## Start Data

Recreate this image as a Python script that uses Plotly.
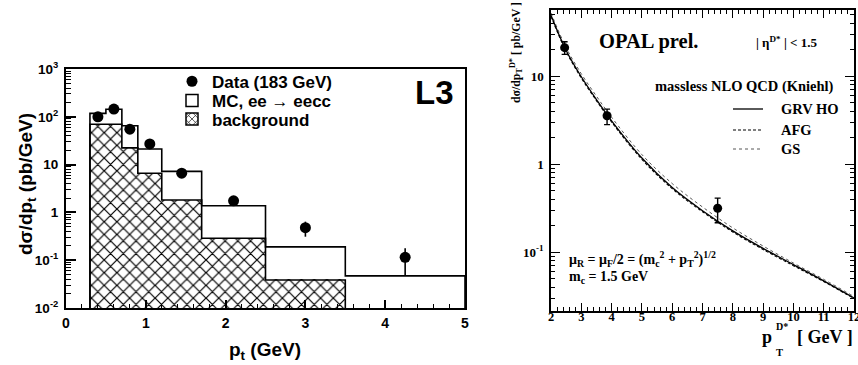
import numpy as np
import plotly.graph_objects as go

# ---------------- data: L3 panel ----------------
bin_edges = [0.3, 0.5, 0.7, 0.9, 1.2, 1.7, 2.5, 3.5, 5.0]
mc_eecc = [118, 144, 65, 21.2, 7.2, 1.38, 0.19, 0.047]          # MC, ee -> eecc (pb/GeV)
background = [70, 70, 22.4, 6.6, 1.82, 0.287, 0.0386, None]       # background (pb/GeV)
data_pt = [0.4, 0.6, 0.8, 1.05, 1.45, 2.1, 3.0, 4.25]
data_xs = [100, 145, 55, 27, 6.6, 1.75, 0.48, 0.115]
data_err_up = [8, 10, 5, 3, 0.8, 0.25, 0.16, 0.062]
data_err_dn = [8, 10, 5, 3, 0.8, 0.25, 0.17, 0.066]
left_tickvals = [0.01, 0.1, 1, 10, 100, 1000]
left_ticktext = ["10<sup>-2</sup>", "10<sup>-1</sup>", "1", "10", "10<sup>2</sup>", "10<sup>3</sup>"]

# ---------------- data: OPAL panel ----------------
opal_pt = [2.45, 3.85, 7.5]
opal_xs = [21.0, 3.54, 0.314]
opal_err_up = [3.5, 0.66, 0.096]
opal_err_dn = [3.4, 0.74, 0.099]
theory_pt = [2, 2.5, 3, 3.5, 4, 5, 6, 7, 8, 9, 10, 11, 12]
grv_ho = [49, 19.5, 9.8, 5.4, 3.1, 1.17, 0.54, 0.295, 0.174, 0.110, 0.072, 0.047, 0.030]
afg = [47.5, 19.0, 9.5, 5.25, 3.0, 1.13, 0.525, 0.287, 0.169, 0.107, 0.070, 0.0462, 0.0296]
gs = [52, 21.0, 10.6, 5.9, 3.4, 1.28, 0.60, 0.325, 0.188, 0.117, 0.075, 0.049, 0.0312]
right_xticks = [2, 3, 4, 5, 6, 7, 8, 9, 10, 11, 12]
right_tickvals = [0.1, 1, 10]
right_ticktext = ["10<sup>-1</sup>", "1", "10"]

W, H = 858, 365
SANS = "Liberation Sans, Arial, sans-serif"
SERIF = "Liberation Serif, Times New Roman, serif"
FLOOR = 1e-3   # below the visible log range, so histograms reach the axis


def px(x):
    return x / W


def py(y):
    return 1 - y / H


def step_outline(edges, values):
    """Corner points of a histogram outline, for an 'hv' line."""
    vals = [v for v in values if v is not None]
    e = list(edges[:len(vals) + 1])
    xs = [e[0]] + e[:-1] + [e[-1], e[-1]]
    ys = [FLOOR] + vals + [vals[-1], FLOOR]
    return xs, ys


edges = np.array(bin_edges)
centers = 0.5 * (edges[:-1] + edges[1:])
widths = edges[1:] - edges[:-1]

fig = go.Figure()

# MC histogram: white fill, then step outline
fig.add_trace(go.Bar(
    x=centers, y=mc_eecc, width=widths, base=FLOOR,
    marker=dict(color="white", line=dict(width=0)),
    showlegend=False, xaxis="x", yaxis="y",
))
mx, my = step_outline(bin_edges, mc_eecc)
fig.add_trace(go.Scatter(x=mx, y=my, mode="lines", line=dict(color="black", width=1.6, shape="hv"),
                         showlegend=False, hoverinfo="skip", xaxis="x", yaxis="y"))
# background histogram: cross-hatched fill, then step outline
fig.add_trace(go.Bar(
    x=centers, y=background, width=widths, base=FLOOR,
    marker=dict(color="white", line=dict(width=0),
                pattern=dict(shape="x", size=9, solidity=0.25,
                             fgcolor="black", bgcolor="white", fillmode="replace")),
    showlegend=False, xaxis="x", yaxis="y",
))
bx, by = step_outline(bin_edges, background)
fig.add_trace(go.Scatter(x=bx, y=by, mode="lines", line=dict(color="black", width=1.6, shape="hv"),
                         showlegend=False, hoverinfo="skip", xaxis="x", yaxis="y"))

# legend-only entries for the histograms
fig.add_trace(go.Bar(
    x=[None], y=[None],
    marker=dict(color="white", line=dict(color="black", width=1.5)),
    name="MC, ee \u2192 eecc", legend="legend2", xaxis="x", yaxis="y",
))
fig.add_trace(go.Bar(
    x=[None], y=[None],
    marker=dict(color="white", line=dict(color="black", width=1.5),
                pattern=dict(shape="x", size=6, solidity=0.25,
                             fgcolor="black", bgcolor="white", fillmode="replace")),
    name="background", legend="legend3", xaxis="x", yaxis="y",
))

# data points
fig.add_trace(go.Scatter(
    x=data_pt, y=data_xs, mode="markers",
    marker=dict(color="black", size=11),
    error_y=dict(type="data", symmetric=False, array=data_err_up,
                 arrayminus=data_err_dn, width=0, thickness=1.6, color="black"),
    name="Data (183 GeV)", legend="legend", xaxis="x", yaxis="y",
))

# NLO curves
fig.add_trace(go.Scatter(
    x=theory_pt, y=gs, mode="lines", line=dict(color="#444", width=0.9, dash="dot", shape="spline"),
    showlegend=False, xaxis="x2", yaxis="y2",
))
fig.add_trace(go.Scatter(
    x=theory_pt, y=afg, mode="lines", line=dict(color="black", width=1.1, dash="3px,2px", shape="spline"),
    showlegend=False, xaxis="x2", yaxis="y2",
))
fig.add_trace(go.Scatter(
    x=theory_pt, y=grv_ho, mode="lines", line=dict(color="black", width=1.3, shape="spline"),
    showlegend=False, xaxis="x2", yaxis="y2",
))
fig.add_trace(go.Scatter(
    x=opal_pt, y=opal_xs, mode="markers",
    marker=dict(color="black", size=9),
    error_y=dict(type="data", symmetric=False, array=opal_err_up,
                 arrayminus=opal_err_dn, width=3, thickness=1.4, color="black"),
    showlegend=False, xaxis="x2", yaxis="y2",
))

left_font = dict(family=SANS, size=14, color="black", weight="bold")
right_font = dict(family=SERIF, size=12.5, color="black", weight="bold")

legend_common = dict(font=dict(family=SANS, size=17, color="black", weight="bold"),
                     bgcolor="rgba(0,0,0,0)", borderwidth=0, xanchor="left",
                     yanchor="middle", itemwidth=30, tracegroupgap=0)

fig.update_layout(
    template="none",
    width=W, height=H,
    margin=dict(l=0, r=0, t=0, b=0, autoexpand=False),
    paper_bgcolor="white", plot_bgcolor="white",
    barmode="overlay", bargap=0,
    showlegend=True,
    legend=dict(x=px(172), y=py(81.7), **legend_common),
    legend2=dict(x=px(172), y=py(101), **legend_common),
    legend3=dict(x=px(172), y=py(119.4), **legend_common),
    xaxis=dict(
        domain=[px(66), px(465)], anchor="y", range=[0, 5], automargin=False,
        tick0=0, dtick=1, ticks="inside", ticklen=8, tickwidth=1.5, tickcolor="black",
        minor=dict(dtick=0.2, ticks="inside", ticklen=4, tickwidth=1, tickcolor="black", showgrid=False),
        showline=True, linewidth=2, linecolor="black", mirror=True,
        showgrid=False, zeroline=False, tickfont=left_font, ticklabelstandoff=1,
    ),
    yaxis=dict(
        domain=[py(308), py(69)], anchor="x", type="log", range=[-2, 3], automargin=False,
        tickmode="array", tickvals=left_tickvals, ticktext=left_ticktext,
        ticks="inside", ticklen=10, tickwidth=1.5, tickcolor="black",
        minor=dict(dtick="D1", ticks="inside", ticklen=5, tickwidth=1, tickcolor="black", showgrid=False),
        showline=True, linewidth=2, linecolor="black", mirror=True,
        showgrid=False, zeroline=False, tickfont=dict(left_font, size=13.5), ticklabelstandoff=3,
    ),
    xaxis2=dict(
        domain=[px(551), px(854)], anchor="y2", range=[2, 12], automargin=False,
        tickmode="array", tickvals=right_xticks, ticktext=[str(v) for v in right_xticks],
        ticks="inside", ticklen=8, tickwidth=1.2, tickcolor="black",
        minor=dict(tick0=2, dtick=0.2, ticks="inside", ticklen=4, tickwidth=1, tickcolor="black", showgrid=False),
        showline=True, linewidth=1.5, linecolor="black", mirror="allticks",
        showgrid=False, zeroline=False, tickfont=right_font, ticklabelstandoff=-7,
        ticklabeloverflow="allow",
    ),
    yaxis2=dict(
        domain=[py(311), py(10)], anchor="x2", type="log", range=[-1.67, 1.75], automargin=False,
        tickmode="array", tickvals=right_tickvals, ticktext=right_ticktext,
        ticks="inside", ticklen=9, tickwidth=1.2, tickcolor="black",
        minor=dict(dtick="D1", ticks="inside", ticklen=4, tickwidth=1, tickcolor="black", showgrid=False),
        showline=True, linewidth=1.5, linecolor="black", mirror="allticks",
        showgrid=False, zeroline=False, tickfont=dict(right_font, size=13), ticklabelstandoff=3,
    ),
)

ann = []
# L3 panel labels
ann.append(dict(x=px(434), y=py(92), text="L3", font=dict(family=SANS, size=33, color="black", weight="bold")))
ann.append(dict(x=px(265), y=py(351), text="p<sub>t</sub> (GeV)", font=dict(family=SANS, size=19, color="black", weight="bold")))
ann.append(dict(x=px(27), y=py(184), text="d\u03c3/dp<sub>t</sub> (pb/GeV)", textangle=-90,
                font=dict(family=SANS, size=19, color="black", weight="bold")))

# OPAL panel labels
serif_b = lambda s: dict(family=SERIF, size=s, color="black", weight="bold")
ann.append(dict(x=px(648), y=py(42), text="OPAL prel.", font=serif_b(20.5)))
ann.append(dict(x=px(786), y=py(42), text="| \u03b7<sup>D*</sup> | < 1.5", font=serif_b(13)))
ann.append(dict(x=px(836), y=py(86), text="massless NLO QCD (Kniehl)", xanchor="right", font=serif_b(14.5)))
for label, yy in [("GRV HO", 109), ("AFG", 130), ("GS", 149)]:
    ann.append(dict(x=px(779), y=py(yy), text=label, xanchor="left", font=serif_b(14.5)))
ann.append(dict(x=px(567), y=py(259),
                text="\u03bc<sub>R</sub> = \u03bc<sub>F</sub>/2 = (m<sub>c</sub><sup>2</sup> + p<sub>T</sub><sup>2</sup>)<sup>1/2</sup>",
                xanchor="left", font=serif_b(14)))
ann.append(dict(x=px(567), y=py(277), text="m<sub>c</sub> = 1.5 GeV", xanchor="left", font=serif_b(14)))
# x title of the OPAL panel, with the D* superscript stacked over the T subscript
ann.append(dict(x=px(855), y=py(337), text="[ GeV ]", xanchor="right", font=serif_b(18)))
ann.append(dict(x=px(774), y=py(337), text="p", xanchor="right", font=serif_b(18)))
ann.append(dict(x=px(774), y=py(352), text="T", xanchor="left", font=serif_b(10.5)))
ann.append(dict(x=px(774), y=py(326), text="D*", xanchor="left", font=serif_b(10)))
ann.append(dict(x=px(516), y=py(53), text="d\u03c3/dp<sub>T</sub><sup>D*</sup> [ pb/GeV ]", textangle=-90,
                font=serif_b(11.8)))

for a in ann:
    a.setdefault("xref", "paper")
    a.setdefault("yref", "paper")
    a.setdefault("xanchor", "center")
    a.setdefault("yanchor", "middle")
    a.setdefault("showarrow", False)
fig.update_layout(annotations=ann)

# legend line samples for the NLO curves
shapes = []
for yy, dash, col, w in [(109, "solid", "black", 1.3), (130, "3px,2px", "black", 1.1), (149, "dot", "#444", 0.9)]:
    shapes.append(dict(type="line", xref="paper", yref="paper", x0=px(733), x1=px(763),
                       y0=py(yy), y1=py(yy), line=dict(color=col, width=w, dash=dash)))
fig.update_layout(shapes=shapes)

fig.write_html("out.html")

## End Data

What to produce: Pictures excluded, repeat exactly the lines from the top of the material through the line with "return xs, ys", including both of those lines.

Answer for this exercise:
Recreate this image as a Python script that uses Plotly.
import numpy as np
import plotly.graph_objects as go

# ---------------- data: L3 panel ----------------
bin_edges = [0.3, 0.5, 0.7, 0.9, 1.2, 1.7, 2.5, 3.5, 5.0]
mc_eecc = [118, 144, 65, 21.2, 7.2, 1.38, 0.19, 0.047]          # MC, ee -> eecc (pb/GeV)
background = [70, 70, 22.4, 6.6, 1.82, 0.287, 0.0386, None]       # background (pb/GeV)
data_pt = [0.4, 0.6, 0.8, 1.05, 1.45, 2.1, 3.0, 4.25]
data_xs = [100, 145, 55, 27, 6.6, 1.75, 0.48, 0.115]
data_err_up = [8, 10, 5, 3, 0.8, 0.25, 0.16, 0.062]
data_err_dn = [8, 10, 5, 3, 0.8, 0.25, 0.17, 0.066]
left_tickvals = [0.01, 0.1, 1, 10, 100, 1000]
left_ticktext = ["10<sup>-2</sup>", "10<sup>-1</sup>", "1", "10", "10<sup>2</sup>", "10<sup>3</sup>"]

# ---------------- data: OPAL panel ----------------
opal_pt = [2.45, 3.85, 7.5]
opal_xs = [21.0, 3.54, 0.314]
opal_err_up = [3.5, 0.66, 0.096]
opal_err_dn = [3.4, 0.74, 0.099]
theory_pt = [2, 2.5, 3, 3.5, 4, 5, 6, 7, 8, 9, 10, 11, 12]
grv_ho = [49, 19.5, 9.8, 5.4, 3.1, 1.17, 0.54, 0.295, 0.174, 0.110, 0.072, 0.047, 0.030]
afg = [47.5, 19.0, 9.5, 5.25, 3.0, 1.13, 0.525, 0.287, 0.169, 0.107, 0.070, 0.0462, 0.0296]
gs = [52, 21.0, 10.6, 5.9, 3.4, 1.28, 0.60, 0.325, 0.188, 0.117, 0.075, 0.049, 0.0312]
right_xticks = [2, 3, 4, 5, 6, 7, 8, 9, 10, 11, 12]
right_tickvals = [0.1, 1, 10]
right_ticktext = ["10<sup>-1</sup>", "1", "10"]

W, H = 858, 365
SANS = "Liberation Sans, Arial, sans-serif"
SERIF = "Liberation Serif, Times New Roman, serif"
FLOOR = 1e-3   # below the visible log range, so histograms reach the axis


def px(x):
    return x / W


def py(y):
    return 1 - y / H


def step_outline(edges, values):
    """Corner points of a histogram outline, for an 'hv' line."""
    vals = [v for v in values if v is not None]
    e = list(edges[:len(vals) + 1])
    xs = [e[0]] + e[:-1] + [e[-1], e[-1]]
    ys = [FLOOR] + vals + [vals[-1], FLOOR]
    return xs, ys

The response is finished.